- **JOB**
Give all the lines below again, exactly, with no pictures.

- **GIVEN DATA**
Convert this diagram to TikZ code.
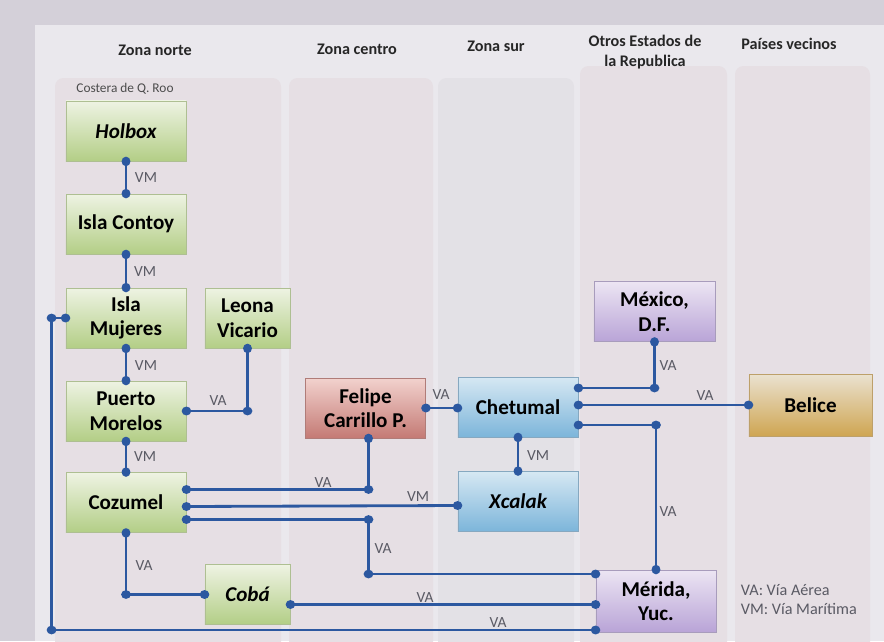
\documentclass[tikz,border=0pt]{standalone}
\usepackage{fontspec}
\setmainfont{Carlito}
\usetikzlibrary{arrows.meta,calc}

\definecolor{marco}{HTML}{D4D0D9}
\definecolor{fondo}{HTML}{EAE8ED}
\definecolor{panelA}{HTML}{E6DFE4}
\definecolor{panelB}{HTML}{E3E1E6}
\definecolor{linea}{HTML}{2C58A0}
\definecolor{etiq}{HTML}{5A5A64}
\definecolor{verdeA}{HTML}{EEF3E3}
\definecolor{verdeB}{HTML}{B3CE86}
\definecolor{verdeC}{HTML}{AEBF92}
\definecolor{rojoA}{HTML}{F2D2CE}
\definecolor{rojoB}{HTML}{C47A74}
\definecolor{rojoC}{HTML}{B07C78}
\definecolor{azulA}{HTML}{D6E8F3}
\definecolor{azulB}{HTML}{7CB5DA}
\definecolor{azulC}{HTML}{86A8C0}
\definecolor{moradoA}{HTML}{ECE5F3}
\definecolor{moradoB}{HTML}{B9A4D7}
\definecolor{moradoC}{HTML}{A89CBC}
\definecolor{oroA}{HTML}{EAE2D0}
\definecolor{oroB}{HTML}{CFA552}
\definecolor{oroC}{HTML}{BDA06A}

\tikzset{
  caja/.style={draw=#1C, line width=0.6pt, top color=#1A, bottom color=#1B,
    minimum width=3cm, minimum height=1.5cm, inner sep=1pt, align=center,
    font=\fontsize{15}{17.5}\selectfont\bfseries},
  cursiva/.style={font=\fontsize{15}{17.5}\selectfont\bfseries\itshape},
  angosta/.style={minimum width=2.125cm},
  via/.style={draw=linea, line width=2pt,
    {Circle[length=6.6pt,width=6.2pt]}-{Circle[length=6.6pt,width=6.2pt]},
    shorten <=-3.3pt, shorten >=-3.3pt},
  rotulo/.style={text=etiq, font=\fontsize{11}{12}\selectfont},
  zona/.style={text=black!85, align=center, font=\fontsize{11.5}{14.2}\selectfont\bfseries},
}
\newcommand{\codo}[1]{\fill[linea] (#1) ellipse (3.5pt and 3.1pt);}

\begin{document}
\begin{tikzpicture}[x=0.025cm, y=-0.025cm]
    \useasboundingbox (0,0) rectangle (884,641);
    % fondo y columnas
    \fill[marco] (0,0) rectangle (884,641);
    \fill[fondo] (35,25) rectangle (884,641);
    \begin{scope}
    \clip (0,0) rectangle (884,641);
    \foreach \xa/\xb/\ya/\col in {55/281/78/panelA, 289/433/78/panelA, 438/574/78/panelB, 580/727/66/panelA, 735/870/66/panelA}
        {\fill[\col, rounded corners=6pt] (\xa,\ya) rectangle (\xb,660);}
    \end{scope}

    % encabezados
    \node[zona] (norte) at (155,50) {Zona norte};
    \node[zona] (centro) at (357,49) {Zona centro};
    \node[zona] (sur) at (496,46) {Zona sur};
    \node[zona] (otros) at (645,52) {Otros Estados de\\la Republica};
    \node[zona] (vecinos) at (789,44) {Países vecinos};
    \node[text=black!70, font=\fontsize{9.5}{10}\selectfont] (costera) at (125,89) {Costera de Q. Roo};

    % lugares
    \node[caja=verde, cursiva] (holbox) at (126,131) {Holbox};
    \node[caja=verde] (contoy) at (126,224) {Isla Contoy};
    \node[caja=verde] (mujeres) at (126,318) {Isla\\Mujeres};
    \node[caja=verde, angosta] (leona) at (247.5,318) {Leona\\Vicario};
    \node[caja=verde] (puerto) at (126,411) {Puerto\\Morelos};
    \node[caja=verde] (cozumel) at (126,502.5) {Cozumel};
    \node[caja=verde, angosta, cursiva] (coba) at (247.5,594.5) {Cobá};
    \node[caja=rojo] (felipe) at (365.5,408) {Felipe\\Carrillo P.};
    \node[caja=azul] (chetumal) at (518,407) {Chetumal};
    \node[caja=azul, cursiva] (xcalak) at (518,501.5) {Xcalak};
    \node[caja=morado, minimum width=3.025cm] (mexico) at (654.5,311.5) {México,\\D.F.};
    \node[caja=oro, minimum width=3.075cm, minimum height=1.55cm] (belice) at (810.5,405) {Belice};
    \node[caja=morado, minimum height=1.55cm] (merida) at (656,601) {Mérida,\\Yuc.};

    % puntos de salida y llegada
    \coordinate (z1) at ($(cozumel.east)+(0,-13)$);
    \coordinate (z2) at ($(cozumel.east)+(0,4)$);
    \coordinate (z3) at ($(cozumel.east)+(0,17)$);
    \coordinate (bajada) at ($(felipe.south)+(3,0)$);
    \coordinate (t1) at ($(chetumal.east)+(0,-19)$);
    \coordinate (t3) at ($(chetumal.east)+(0,18)$);
    \coordinate (m1) at ($(merida.west)+(0,-27)$);
    \coordinate (m3) at ($(merida.west)+(0,29)$);
    \coordinate (b1) at ($(coba.east)+(0,10)$);
    \coordinate (orilla) at ($(mujeres.west)+(-14,0)$);

    % rutas maritimas
    \draw[via] (holbox) -- (contoy);
    \draw[via] (contoy) -- (mujeres);
    \draw[via] (mujeres) -- (puerto);
    \draw[via] (puerto) -- (cozumel);
    \draw[via] (chetumal) -- (xcalak);
    \draw[via] (z2) -- ($(xcalak.west)+(0,4)$);

    % rutas aereas
    \draw[via] (puerto.east) -| (leona.south); \codo{leona.south |- puerto.east}
    \draw[via] (felipe.east) -- (felipe.east -| chetumal.west);
    \draw[via] (t1) -| (mexico.south); \codo{t1 -| mexico.south}
    \draw[via] (chetumal.east |- belice.west) -- (belice.west);
    \draw[via] (t3) -| (merida.north); \codo{t3 -| merida.north}
    \draw[via] (z1) -| (bajada); \codo{z1 -| bajada}
    \draw[via] (z3) -| (bajada |- m1) -- (m1); \codo{z3 -| bajada} \codo{bajada |- m1}
    \draw[via] (cozumel.south) |- (coba.west); \codo{cozumel.south |- coba.west}
    \draw[via] (b1) -- (b1 -| merida.west);
    \draw[via] (mujeres.west) -- (orilla) |- (m3); \codo{orilla} \codo{orilla |- m3}

    % rotulos
    \foreach \x/\y/\t [count=\i] in {146/178/VM, 145/272/VM, 146/366/VM, 145/457/VM, 538/456/VM, 418/497/VM}
        {\node[rotulo] (vm\i) at (\x,\y) {\t};}
    \foreach \x/\y [count=\i] in {218/401, 441/395, 668/366, 705/396, 668/512, 323/483, 383/549, 144/566, 425/598, 498/623}
        {\node[rotulo] (va\i) at (\x,\y) {VA};}

    \node[text=etiq, align=left, anchor=west, font=\fontsize{11.5}{13.5}\selectfont] (leyenda) at (736,599.5) {VA: Vía Aérea\\VM: Vía Marítima};
\end{tikzpicture}
\end{document}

- **REPLY TO THE TASK**
Convert this diagram to TikZ code.
\documentclass[tikz,border=0pt]{standalone}
\usepackage{fontspec}
\setmainfont{Carlito}
\usetikzlibrary{arrows.meta,calc}

\definecolor{marco}{HTML}{D4D0D9}
\definecolor{fondo}{HTML}{EAE8ED}
\definecolor{panelA}{HTML}{E6DFE4}
\definecolor{panelB}{HTML}{E3E1E6}
\definecolor{linea}{HTML}{2C58A0}
\definecolor{etiq}{HTML}{5A5A64}
\definecolor{verdeA}{HTML}{EEF3E3}
\definecolor{verdeB}{HTML}{B3CE86}
\definecolor{verdeC}{HTML}{AEBF92}
\definecolor{rojoA}{HTML}{F2D2CE}
\definecolor{rojoB}{HTML}{C47A74}
\definecolor{rojoC}{HTML}{B07C78}
\definecolor{azulA}{HTML}{D6E8F3}
\definecolor{azulB}{HTML}{7CB5DA}
\definecolor{azulC}{HTML}{86A8C0}
\definecolor{moradoA}{HTML}{ECE5F3}
\definecolor{moradoB}{HTML}{B9A4D7}
\definecolor{moradoC}{HTML}{A89CBC}
\definecolor{oroA}{HTML}{EAE2D0}
\definecolor{oroB}{HTML}{CFA552}
\definecolor{oroC}{HTML}{BDA06A}

\tikzset{
  caja/.style={draw=#1C, line width=0.6pt, top color=#1A, bottom color=#1B,
    minimum width=3cm, minimum height=1.5cm, inner sep=1pt, align=center,
    font=\fontsize{15}{17.5}\selectfont\bfseries},
  cursiva/.style={font=\fontsize{15}{17.5}\selectfont\bfseries\itshape},
  angosta/.style={minimum width=2.125cm},
  via/.style={draw=linea, line width=2pt,
    {Circle[length=6.6pt,width=6.2pt]}-{Circle[length=6.6pt,width=6.2pt]},
    shorten <=-3.3pt, shorten >=-3.3pt},
  rotulo/.style={text=etiq, font=\fontsize{11}{12}\selectfont},
  zona/.style={text=black!85, align=center, font=\fontsize{11.5}{14.2}\selectfont\bfseries},
}
\newcommand{\codo}[1]{\fill[linea] (#1) ellipse (3.5pt and 3.1pt);}

\begin{document}
\begin{tikzpicture}[x=0.025cm, y=-0.025cm]
    \useasboundingbox (0,0) rectangle (884,641);
    % fondo y columnas
    \fill[marco] (0,0) rectangle (884,641);
    \fill[fondo] (35,25) rectangle (884,641);
    \begin{scope}
    \clip (0,0) rectangle (884,641);
    \foreach \xa/\xb/\ya/\col in {55/281/78/panelA, 289/433/78/panelA, 438/574/78/panelB, 580/727/66/panelA, 735/870/66/panelA}
        {\fill[\col, rounded corners=6pt] (\xa,\ya) rectangle (\xb,660);}
    \end{scope}

    % encabezados
    \node[zona] (norte) at (155,50) {Zona norte};
    \node[zona] (centro) at (357,49) {Zona centro};
    \node[zona] (sur) at (496,46) {Zona sur};
    \node[zona] (otros) at (645,52) {Otros Estados de\\la Republica};
    \node[zona] (vecinos) at (789,44) {Países vecinos};
    \node[text=black!70, font=\fontsize{9.5}{10}\selectfont] (costera) at (125,89) {Costera de Q. Roo};

    % lugares
    \node[caja=verde, cursiva] (holbox) at (126,131) {Holbox};
    \node[caja=verde] (contoy) at (126,224) {Isla Contoy};
    \node[caja=verde] (mujeres) at (126,318) {Isla\\Mujeres};
    \node[caja=verde, angosta] (leona) at (247.5,318) {Leona\\Vicario};
    \node[caja=verde] (puerto) at (126,411) {Puerto\\Morelos};
    \node[caja=verde] (cozumel) at (126,502.5) {Cozumel};
    \node[caja=verde, angosta, cursiva] (coba) at (247.5,594.5) {Cobá};
    \node[caja=rojo] (felipe) at (365.5,408) {Felipe\\Carrillo P.};
    \node[caja=azul] (chetumal) at (518,407) {Chetumal};
    \node[caja=azul, cursiva] (xcalak) at (518,501.5) {Xcalak};
    \node[caja=morado, minimum width=3.025cm] (mexico) at (654.5,311.5) {México,\\D.F.};
    \node[caja=oro, minimum width=3.075cm, minimum height=1.55cm] (belice) at (810.5,405) {Belice};
    \node[caja=morado, minimum height=1.55cm] (merida) at (656,601) {Mérida,\\Yuc.};

    % puntos de salida y llegada
    \coordinate (z1) at ($(cozumel.east)+(0,-13)$);
    \coordinate (z2) at ($(cozumel.east)+(0,4)$);
    \coordinate (z3) at ($(cozumel.east)+(0,17)$);
    \coordinate (bajada) at ($(felipe.south)+(3,0)$);
    \coordinate (t1) at ($(chetumal.east)+(0,-19)$);
    \coordinate (t3) at ($(chetumal.east)+(0,18)$);
    \coordinate (m1) at ($(merida.west)+(0,-27)$);
    \coordinate (m3) at ($(merida.west)+(0,29)$);
    \coordinate (b1) at ($(coba.east)+(0,10)$);
    \coordinate (orilla) at ($(mujeres.west)+(-14,0)$);

    % rutas maritimas
    \draw[via] (holbox) -- (contoy);
    \draw[via] (contoy) -- (mujeres);
    \draw[via] (mujeres) -- (puerto);
    \draw[via] (puerto) -- (cozumel);
    \draw[via] (chetumal) -- (xcalak);
    \draw[via] (z2) -- ($(xcalak.west)+(0,4)$);

    % rutas aereas
    \draw[via] (puerto.east) -| (leona.south); \codo{leona.south |- puerto.east}
    \draw[via] (felipe.east) -- (felipe.east -| chetumal.west);
    \draw[via] (t1) -| (mexico.south); \codo{t1 -| mexico.south}
    \draw[via] (chetumal.east |- belice.west) -- (belice.west);
    \draw[via] (t3) -| (merida.north); \codo{t3 -| merida.north}
    \draw[via] (z1) -| (bajada); \codo{z1 -| bajada}
    \draw[via] (z3) -| (bajada |- m1) -- (m1); \codo{z3 -| bajada} \codo{bajada |- m1}
    \draw[via] (cozumel.south) |- (coba.west); \codo{cozumel.south |- coba.west}
    \draw[via] (b1) -- (b1 -| merida.west);
    \draw[via] (mujeres.west) -- (orilla) |- (m3); \codo{orilla} \codo{orilla |- m3}

    % rotulos
    \foreach \x/\y/\t [count=\i] in {146/178/VM, 145/272/VM, 146/366/VM, 145/457/VM, 538/456/VM, 418/497/VM}
        {\node[rotulo] (vm\i) at (\x,\y) {\t};}
    \foreach \x/\y [count=\i] in {218/401, 441/395, 668/366, 705/396, 668/512, 323/483, 383/549, 144/566, 425/598, 498/623}
        {\node[rotulo] (va\i) at (\x,\y) {VA};}

    \node[text=etiq, align=left, anchor=west, font=\fontsize{11.5}{13.5}\selectfont] (leyenda) at (736,599.5) {VA: Vía Aérea\\VM: Vía Marítima};
\end{tikzpicture}
\end{document}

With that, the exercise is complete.